$H^1$ convergence of eigenfunctions of Schrödinger operators Consider the Schrödinger-Operator with Potential $V\in L^\infty(\Omega)$ with Dirichlet boundary conditions
$$ H^D=-\Delta + V $$
and let $u_{i,n}\in H_0^1(\Omega)$ be the first, nonnegative eigenfunctions to eigenvalues $\lambda_{i,n}$ of such an operator on their support. That is
$$ \int \nabla u_{i,n} \nabla\phi+ V u_{i,n} \phi - \lambda_{i,n} u_{i,n} \phi\, \mathrm dx =0  $$
for all $\phi \in C_c^\infty(\{u_i>0\})$.  In the following situation the $u_{i,n}$ converge against some $u_{i}$ in $H^1$. Furthermore the eigenvalues converge against $\mu_i$ . 
Under which circumstances may I follow that $\mu_i$ is an eigenvalue on the support of $u_{i}$ with associated nonnegative eigenfunction $u_i$. This further implies that $\mu_i$ is indeed the first eigenvalue on $\{u_i >0\}$.
 A: Let me drop the index $i$.
Denote $\Omega_n=\{u_n>0\}$ and $\Omega_\infty=\{u>0\}$ where $u$ is the limit of the sequence $(u_n)$.
If you can establish the following lemma (which states that the domains $\Omega_n$ converge to $\Omega_\infty$ in some sense), then the claim is quite simple.
It suffices that $u_n\to u$ weakly.
Lemma:
For every compact $K\subset\Omega_\infty$ there is a natural number $N$ so that $K\subset\Omega_n$ for all $n>N$.
Proof of the claim using the lemma:
Take any $\phi\in C^\infty_c(\Omega_\infty)$.
It follows from the lemma that $\phi\in C^\infty_c(\Omega_n)$ for sufficiently large $n$.

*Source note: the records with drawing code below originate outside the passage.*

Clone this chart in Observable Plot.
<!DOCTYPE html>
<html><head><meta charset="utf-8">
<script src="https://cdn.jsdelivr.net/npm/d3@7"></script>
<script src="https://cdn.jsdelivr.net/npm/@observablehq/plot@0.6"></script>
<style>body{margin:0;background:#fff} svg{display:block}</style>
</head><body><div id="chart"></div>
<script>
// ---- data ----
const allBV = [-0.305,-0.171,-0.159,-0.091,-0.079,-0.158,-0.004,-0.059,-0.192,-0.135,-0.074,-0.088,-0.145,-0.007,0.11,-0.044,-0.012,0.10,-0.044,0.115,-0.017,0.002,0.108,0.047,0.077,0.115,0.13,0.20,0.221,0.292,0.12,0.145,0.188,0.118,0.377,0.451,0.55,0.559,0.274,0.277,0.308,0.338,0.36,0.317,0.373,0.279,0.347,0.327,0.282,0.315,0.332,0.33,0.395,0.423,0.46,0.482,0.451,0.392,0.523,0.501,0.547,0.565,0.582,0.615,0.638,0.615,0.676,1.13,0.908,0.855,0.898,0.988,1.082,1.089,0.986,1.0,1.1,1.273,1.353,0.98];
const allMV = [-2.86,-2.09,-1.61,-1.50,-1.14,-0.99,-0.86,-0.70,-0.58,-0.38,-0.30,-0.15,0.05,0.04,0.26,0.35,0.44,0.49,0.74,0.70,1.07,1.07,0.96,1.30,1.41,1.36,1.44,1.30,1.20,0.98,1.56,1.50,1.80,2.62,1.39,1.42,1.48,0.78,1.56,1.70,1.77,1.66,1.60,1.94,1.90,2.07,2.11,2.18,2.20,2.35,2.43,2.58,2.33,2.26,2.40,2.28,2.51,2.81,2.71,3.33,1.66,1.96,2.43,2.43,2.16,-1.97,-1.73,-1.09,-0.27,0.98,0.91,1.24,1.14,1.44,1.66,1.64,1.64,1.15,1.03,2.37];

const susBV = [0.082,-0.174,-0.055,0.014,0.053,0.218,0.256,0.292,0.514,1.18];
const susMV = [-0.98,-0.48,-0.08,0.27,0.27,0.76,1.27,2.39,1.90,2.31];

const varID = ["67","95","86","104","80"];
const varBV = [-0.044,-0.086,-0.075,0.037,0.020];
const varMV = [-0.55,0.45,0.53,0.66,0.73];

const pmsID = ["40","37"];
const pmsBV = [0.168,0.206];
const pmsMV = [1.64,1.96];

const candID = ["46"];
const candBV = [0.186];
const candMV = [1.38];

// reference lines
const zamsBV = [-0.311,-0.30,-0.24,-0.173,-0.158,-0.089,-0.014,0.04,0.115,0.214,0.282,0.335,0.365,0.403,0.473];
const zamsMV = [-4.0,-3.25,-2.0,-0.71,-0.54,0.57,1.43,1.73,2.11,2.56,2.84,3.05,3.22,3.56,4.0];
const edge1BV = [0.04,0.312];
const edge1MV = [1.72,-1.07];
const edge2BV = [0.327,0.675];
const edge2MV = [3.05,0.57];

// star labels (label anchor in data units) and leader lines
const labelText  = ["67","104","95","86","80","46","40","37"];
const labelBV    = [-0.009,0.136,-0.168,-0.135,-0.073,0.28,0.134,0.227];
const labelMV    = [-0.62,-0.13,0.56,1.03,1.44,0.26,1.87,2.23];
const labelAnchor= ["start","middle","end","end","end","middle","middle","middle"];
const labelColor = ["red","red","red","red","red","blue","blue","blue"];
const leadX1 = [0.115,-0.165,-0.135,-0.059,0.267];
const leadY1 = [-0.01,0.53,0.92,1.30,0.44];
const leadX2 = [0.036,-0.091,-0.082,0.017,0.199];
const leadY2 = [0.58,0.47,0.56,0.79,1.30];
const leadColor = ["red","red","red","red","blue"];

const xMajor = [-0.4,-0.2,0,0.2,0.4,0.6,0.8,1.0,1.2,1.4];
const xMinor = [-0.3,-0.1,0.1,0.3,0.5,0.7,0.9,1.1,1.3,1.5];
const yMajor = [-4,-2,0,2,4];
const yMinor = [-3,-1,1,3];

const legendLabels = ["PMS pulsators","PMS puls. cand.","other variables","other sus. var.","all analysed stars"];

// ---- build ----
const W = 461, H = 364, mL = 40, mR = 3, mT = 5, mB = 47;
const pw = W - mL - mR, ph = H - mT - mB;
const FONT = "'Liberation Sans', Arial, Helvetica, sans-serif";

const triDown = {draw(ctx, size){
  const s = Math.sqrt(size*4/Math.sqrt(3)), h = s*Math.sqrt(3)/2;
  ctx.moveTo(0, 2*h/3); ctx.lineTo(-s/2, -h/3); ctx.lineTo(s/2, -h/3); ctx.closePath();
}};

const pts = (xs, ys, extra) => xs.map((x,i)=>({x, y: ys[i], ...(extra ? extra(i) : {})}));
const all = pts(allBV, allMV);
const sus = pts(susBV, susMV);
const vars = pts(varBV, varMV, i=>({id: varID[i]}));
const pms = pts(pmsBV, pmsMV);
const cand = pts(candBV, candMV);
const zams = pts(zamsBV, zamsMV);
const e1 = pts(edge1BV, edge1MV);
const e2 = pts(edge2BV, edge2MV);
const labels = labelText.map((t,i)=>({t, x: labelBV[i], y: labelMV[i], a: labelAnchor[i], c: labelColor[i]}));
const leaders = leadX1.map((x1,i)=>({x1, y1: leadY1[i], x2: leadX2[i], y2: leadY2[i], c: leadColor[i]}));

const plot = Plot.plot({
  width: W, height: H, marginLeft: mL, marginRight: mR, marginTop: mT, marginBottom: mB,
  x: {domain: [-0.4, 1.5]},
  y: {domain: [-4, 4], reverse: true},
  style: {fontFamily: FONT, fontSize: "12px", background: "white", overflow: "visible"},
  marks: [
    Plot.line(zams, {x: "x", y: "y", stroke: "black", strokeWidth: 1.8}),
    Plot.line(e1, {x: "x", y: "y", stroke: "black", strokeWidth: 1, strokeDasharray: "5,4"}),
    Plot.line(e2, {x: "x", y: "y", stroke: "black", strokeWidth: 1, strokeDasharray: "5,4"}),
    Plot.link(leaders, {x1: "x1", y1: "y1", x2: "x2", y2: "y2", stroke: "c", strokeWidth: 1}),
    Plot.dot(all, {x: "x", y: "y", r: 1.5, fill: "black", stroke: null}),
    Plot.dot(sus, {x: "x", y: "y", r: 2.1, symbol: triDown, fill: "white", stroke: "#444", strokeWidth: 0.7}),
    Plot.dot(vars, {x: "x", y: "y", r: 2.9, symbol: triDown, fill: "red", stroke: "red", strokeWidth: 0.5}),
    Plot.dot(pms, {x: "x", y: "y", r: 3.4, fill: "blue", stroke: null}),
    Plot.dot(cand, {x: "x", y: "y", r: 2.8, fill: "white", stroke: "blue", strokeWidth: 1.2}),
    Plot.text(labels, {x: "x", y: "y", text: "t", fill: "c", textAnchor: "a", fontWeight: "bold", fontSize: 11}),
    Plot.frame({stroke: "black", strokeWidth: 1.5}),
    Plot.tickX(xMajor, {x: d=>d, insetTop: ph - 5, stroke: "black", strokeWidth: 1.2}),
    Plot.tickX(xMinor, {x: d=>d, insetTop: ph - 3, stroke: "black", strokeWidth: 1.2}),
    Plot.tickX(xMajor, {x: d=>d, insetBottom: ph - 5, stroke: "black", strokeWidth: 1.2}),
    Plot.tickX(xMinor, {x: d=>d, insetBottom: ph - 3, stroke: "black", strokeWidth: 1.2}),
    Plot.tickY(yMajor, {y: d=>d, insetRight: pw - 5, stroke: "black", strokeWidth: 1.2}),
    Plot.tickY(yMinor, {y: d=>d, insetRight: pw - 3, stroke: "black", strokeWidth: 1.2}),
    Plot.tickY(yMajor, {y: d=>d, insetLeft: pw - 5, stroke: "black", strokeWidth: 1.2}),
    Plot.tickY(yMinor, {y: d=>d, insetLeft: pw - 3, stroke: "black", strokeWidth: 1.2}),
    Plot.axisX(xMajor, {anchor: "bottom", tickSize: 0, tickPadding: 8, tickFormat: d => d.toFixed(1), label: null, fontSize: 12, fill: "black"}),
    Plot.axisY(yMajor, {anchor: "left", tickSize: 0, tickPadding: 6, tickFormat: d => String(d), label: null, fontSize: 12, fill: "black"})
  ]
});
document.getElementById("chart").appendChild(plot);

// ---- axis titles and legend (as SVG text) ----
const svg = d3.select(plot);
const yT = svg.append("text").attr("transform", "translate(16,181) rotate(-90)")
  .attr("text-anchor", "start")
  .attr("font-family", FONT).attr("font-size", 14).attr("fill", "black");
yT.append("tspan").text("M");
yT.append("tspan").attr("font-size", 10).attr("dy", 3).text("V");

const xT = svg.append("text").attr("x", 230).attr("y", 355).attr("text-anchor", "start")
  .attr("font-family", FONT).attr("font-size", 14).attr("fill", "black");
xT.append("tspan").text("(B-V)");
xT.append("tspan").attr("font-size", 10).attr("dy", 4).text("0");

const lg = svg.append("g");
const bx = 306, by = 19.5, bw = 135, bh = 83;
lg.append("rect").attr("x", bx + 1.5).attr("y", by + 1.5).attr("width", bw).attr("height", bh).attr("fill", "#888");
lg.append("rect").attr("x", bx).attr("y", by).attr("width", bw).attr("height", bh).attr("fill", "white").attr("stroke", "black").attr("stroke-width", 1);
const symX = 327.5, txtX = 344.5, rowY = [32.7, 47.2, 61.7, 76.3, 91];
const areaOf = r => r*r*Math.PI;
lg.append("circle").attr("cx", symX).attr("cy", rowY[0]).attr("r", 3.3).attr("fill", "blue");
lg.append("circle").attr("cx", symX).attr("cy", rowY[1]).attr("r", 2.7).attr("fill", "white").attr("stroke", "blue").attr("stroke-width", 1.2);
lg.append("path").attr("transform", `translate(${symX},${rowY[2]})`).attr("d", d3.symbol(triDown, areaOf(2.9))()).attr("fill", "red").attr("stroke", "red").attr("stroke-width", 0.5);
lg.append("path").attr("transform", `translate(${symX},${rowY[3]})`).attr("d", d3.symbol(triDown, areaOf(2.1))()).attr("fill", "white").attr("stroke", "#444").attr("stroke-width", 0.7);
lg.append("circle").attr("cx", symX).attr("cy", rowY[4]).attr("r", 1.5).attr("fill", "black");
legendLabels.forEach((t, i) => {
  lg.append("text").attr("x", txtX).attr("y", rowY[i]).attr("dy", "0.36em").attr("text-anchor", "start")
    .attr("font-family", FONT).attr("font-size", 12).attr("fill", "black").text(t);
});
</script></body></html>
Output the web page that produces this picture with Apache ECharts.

If $u_n\to u$ weakly, then it follows from
$$
\int \nabla u_n \nabla\phi+ V u_n \phi - \lambda_n u_n \phi\, \mathrm dx =0
$$
that
\begin{eqnarray}
&&
\int \nabla u \nabla\phi+ V u \phi - \lambda u \phi\, \mathrm dx
\\&=&
\lim_{n\to\infty}\int \nabla u_n \nabla\phi+ V u_n \phi - \lambda u_n \phi\, \mathrm dx
\\&=&
\lim_{n\to\infty}\int \nabla u_n \nabla\phi+ V u_n \phi - \lambda_n u_n \phi\, \mathrm dx
+
\lim_{n\to\infty}\int (\lambda_n-\lambda) u_n \phi\, \mathrm dx
\\&=&
0.
\end{eqnarray}
To see that the second limit is zero, you can use the fact that weak convergence implies boundedness and estimate $\left|\int(\lambda_n-\lambda)u_n\phi\right|\leq |\lambda_n-\lambda|\|u_n\|_{L^2}\|\phi\|_{L^2}$.